Personally, I believe that "uptime is king....". By uptime, I mean, application and server (might it be the web or database server)
In storytelling, many prefer to talk about the things needed to be improved and in the latter part are the things that were excellent. I'll be taking this approach too.
So what are the things we identified that needed to be improve?
(1) Since the system is new, there were a lot of familiarity issues upon transitioning from Podio (legacy CRM) to Salesforce. Though training is conducted, I'll take an amount of time for people in our operations to fully embrace the "Salesforce" way. We are aware that time is one great factor we overlooked and has made poor estimates on the timeline. If only we've allocated more time in training, it'll be a bit smoother for people to jump into their daily routine by the time we live the new system.
(2) Knowing that we've built the new platform by gluing Salesforce and Mainstack via Heroku Connect, it was a pain-in-the-ass tracking the changes. Literally, there's just too many moving parts -- and if you're working in parallel with other engineers, you can't avoid the fact that your changes might break someone else's code (that was once working well).
(3) Accountability was somehow neglected. It was somehow neglected not because everyone is evil but for the reason of "everyone was just trying their best to work things out within the timeline". When issues are found, there was no acknowledgment as to how come it happened, rather, people just fix what are "known issues".
(4) Documentation is outdated. While we've got a lot of accomplishment on the programming side, the documentation section was not being updated along-side with the changes. And we all know that documentation from a backtracked information could potentially cause incomplete notes.
So what are the things we identified that are excellent?

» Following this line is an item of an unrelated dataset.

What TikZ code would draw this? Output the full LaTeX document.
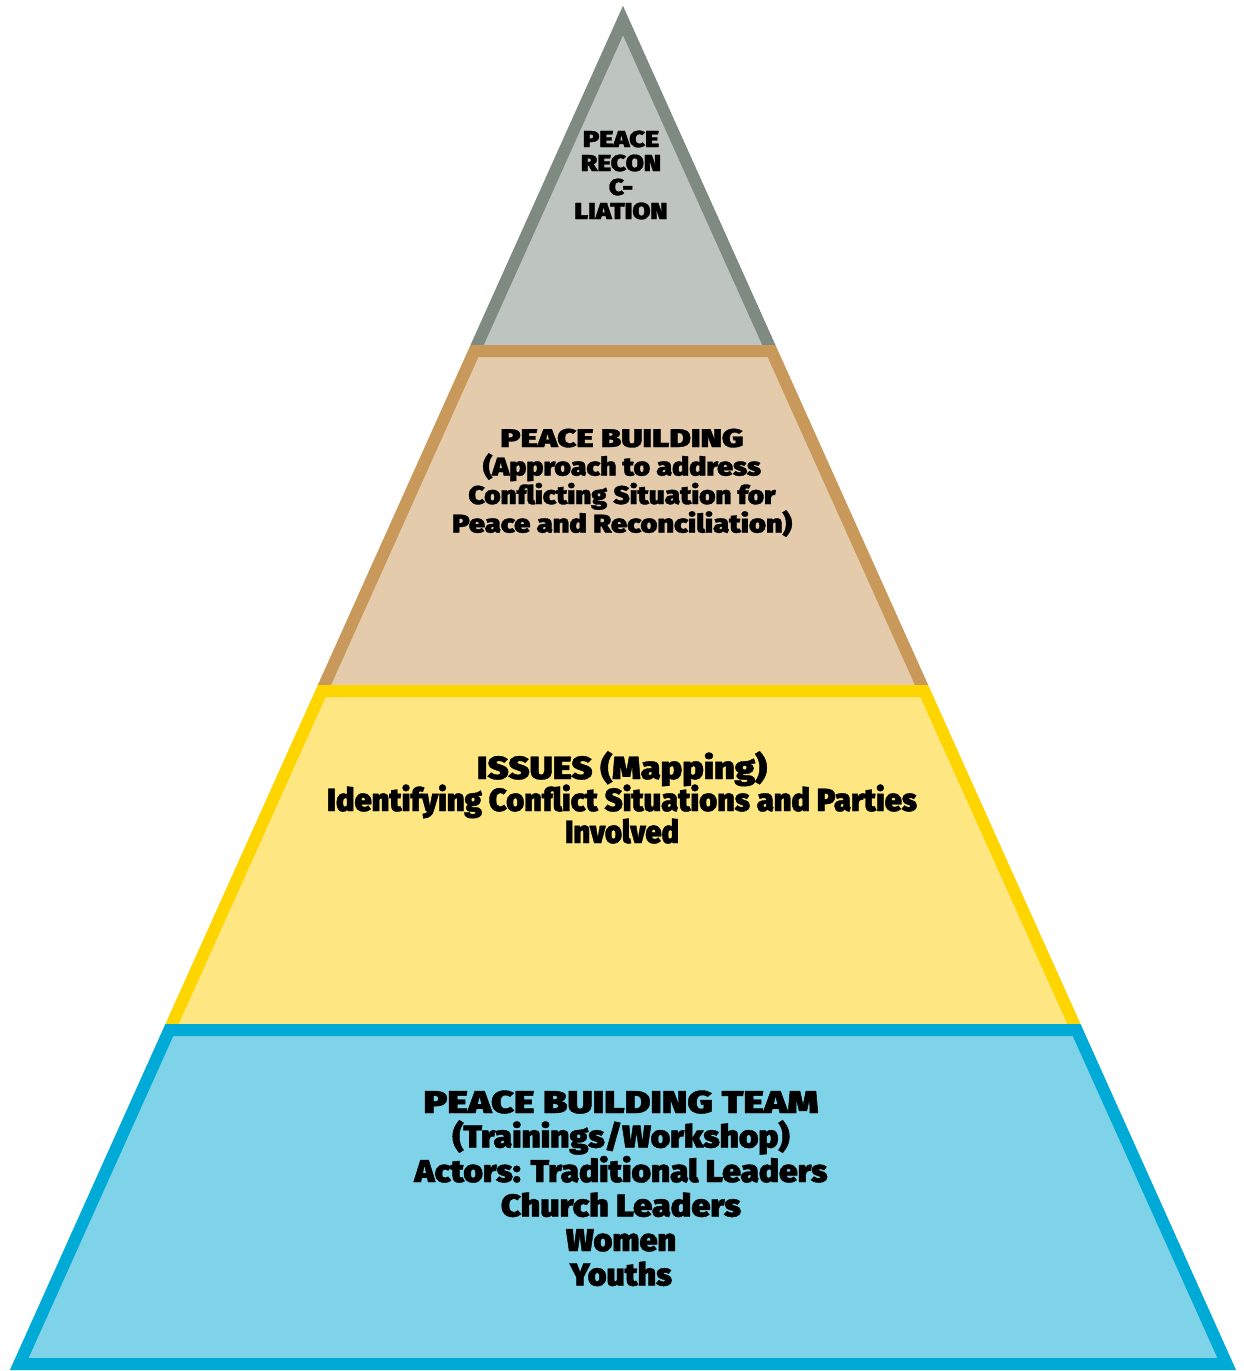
\documentclass[tikz,border=0pt]{standalone}
\usepackage{fontspec}
\usepackage{graphicx}
\newfontfamily\heavyface{Fira Sans Black}[FakeBold=1.2]
\definecolor{grayfill}{HTML}{BEC4C0}
\definecolor{grayline}{HTML}{7F8A80}
\definecolor{tanfill}{HTML}{E3CBAB}
\definecolor{tanline}{HTML}{C8995A}
\definecolor{yelfill}{HTML}{FEE783}
\definecolor{yelline}{HTML}{FFD500}
\definecolor{bluefill}{HTML}{7FD3E8}
\definecolor{blueline}{HTML}{00AAD6}
% set one line of text to a given width (in px units of the picture)
\newsavebox\fitbox
\newcommand\fitline[2]{\sbox\fitbox{#2}\pgfmathsetmacro\fitsx{#1*0.5/\the\wd\fitbox}\scalebox{\fitsx}[1]{\usebox\fitbox}}
\begin{document}
\begin{tikzpicture}[x=0.5pt,y=-0.5pt,
  rim/.style={line width=12pt,line join=miter},
  label/.style={inner sep=0pt,anchor=base,text=black}]
\useasboundingbox (0,0) rectangle (1243,1371);
\fill[white] (0,0) rectangle (1243,1371);
% outline of the pyramid and its tier boundaries
\coordinate (apex) at (623,6);
\coordinate (L1) at (470.6,345);  \coordinate (R1) at (775.4,345);
\coordinate (L2) at (317.9,685);  \coordinate (R2) at (928.1,685);
\coordinate (L3) at (165.5,1024); \coordinate (R3) at (1080.5,1024);
\coordinate (L4) at (10,1370);    \coordinate (R4) at (1236,1370);
% top tier
\begin{scope}
  \clip (apex)--(L1)--(R1)--cycle;
  \fill[grayfill] (apex)--(L1)--(R1)--cycle;
  \draw[rim,grayline] (L1)--(apex)--(R1);
\end{scope}
% second tier
\begin{scope}
  \clip (L1)--(L2)--(R2)--(R1)--cycle;
  \fill[tanfill] (L1)--(L2)--(R2)--(R1)--cycle;
  \draw[rim,tanline] (L2)--(L1)--(R1)--(R2);
\end{scope}
% third tier
\begin{scope}
  \clip (L2)--(L3)--(R3)--(R2)--cycle;
  \fill[yelfill] (L2)--(L3)--(R3)--(R2)--cycle;
  \draw[rim,yelline] (L3)--(L2)--(R2)--(R3);
\end{scope}
% base tier
\begin{scope}
  \clip (L3)--(L4)--(R4)--(R3)--cycle;
  \fill[bluefill] (L3)--(L4)--(R4)--(R3)--cycle;
  \draw[rim,blueline] (L3)--(L4)--(R4)--(R3)--cycle;
\end{scope}
% labels
\foreach \n/\y/\w/\t in {a1/147/76/PEACE, a2/171/80/RECON, a3/195/24/C-, a4/219/93/LIATION}
  \node[label,font=\heavyface\fontsize{11.5pt}{12pt}\selectfont] (\n) at (621,\y) {\fitline{\w}{\t}};
\foreach \n/\y/\w/\t in {b1/447/243/PEACE BUILDING, b2/475.5/278/(Approach to address, b3/504/307/Conflicting Situation for, b4/532.5/340/Peace and Reconciliation)}
  \node[label,font=\heavyface\fontsize{12.8pt}{13pt}\selectfont] (\n) at (622,\y) {\fitline{\w}{\t}};
\foreach \n/\y/\w/\t in {c1/779/290/ISSUES (Mapping), c2/811/590/Identifying Conflict Situations and Parties, c3/843/114/Involved}
  \node[label,font=\heavyface\fontsize{16pt}{17pt}\selectfont] (\n) at (622,\y) {\fitline{\w}{\t}};
\foreach \n/\y/\w/\t in {d1/1113/395/PEACE BUILDING TEAM, d2/1147.5/337/{(Trainings/Workshop)}, d3/1182/413/Actors: Traditional Leaders, d4/1216.5/240/Church Leaders, d5/1251/110/Women, d6/1285.5/102/Youths}
  \node[label,font=\heavyface\fontsize{15.75pt}{16pt}\selectfont] (\n) at (621,\y) {\fitline{\w}{\t}};
\end{tikzpicture}
\end{document}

There are tons of things we can be proud of, however, I would be more specific on the points I'll be sharing on this blog.
(1) One great outcome was when we plan to separate the node application worker process and taking the path of cronjob from host rather than the nodejs cron approach. This gives us more room to control the process resources, depending on the host resource.
|The blue line is the one referring to the "cronserver"|
Imagine if we didn't separate this processes and host it on the same server where the application is running. What would you think will happen? For sure, hammering of resources will take place as concurrency will become a factor in resource allocation. Worst, a process might die or become stale (zombie process) due to resource limitation -- which means, application errors and timeouts are expected from time to time.
(2) Our Backend APIs are designed in a modular way (if you want to know how we are architecting our platform, you can read more about it here). Which means that changes for certain functions won't be affecting other models, limiting issues in having additional feature requests.
(3) Fully utilizing the content-delivery-network offering of AWS (Cloudfront) and Cloudinary, our Frontend and Wordpress landing pages have extremely increased the loading and response time of our website assets. Known to affect SEO rankings and better user engagement -- we expect to have great conversion rate (which at the moment, proven "working" as per the numbers shown on Google Analytics).
(5) Incorporating tools like Rollbar and Jenkins has been a winning decision for us. This helps everyone isolate an issue and mitigate "unknown" errors. Along side with the TDD approach we've observe in crafting our backend/frontend applications. We've also created automation deployment scripts via Ansible (triggered via Slack command -- chatops), which made it handy for engineers to work on their code and test in different environments.
So what are the initiative we've implemented knowing the lapses?
3 weeks after the launch date, we've huddled for half a day to talk about everything about the past 6 months of working building the platform. This was a sort of a retrospective + postmortem session to everyone inside Engineering.
Here are some agreements we've come up:
- Giving everyone the freedom to experiment and innovate but at the same time, held them responsible for whatever the code will do (accountability matters more, now).
- Documentation will always be up-to-date. Classification of notes should also be considered. Like user-specific, developer-specific, code-specific and overview-of-everything (for our board of directors and stake holders).
- Rules and Guides should be in black-and-white. Rather than relying on someone's greater knowledge, we aim to avoid human biases and make sure what's agreed are written down and followed. Inside Onerent's Engineering Department, no one is above our engineering bible.
There are still a lot of things we're planning to add to shape our Engineering Culture.
I'll be a matter of time for us to nail down what is best for us, but at least -- there's an improvement from time to time.
At the end of the day, it's all about delivery. Keeping our promise to our customers, clients, investors and everyone working at Onerent is our fuel in building more advancements on the platform and it's always a work in progress.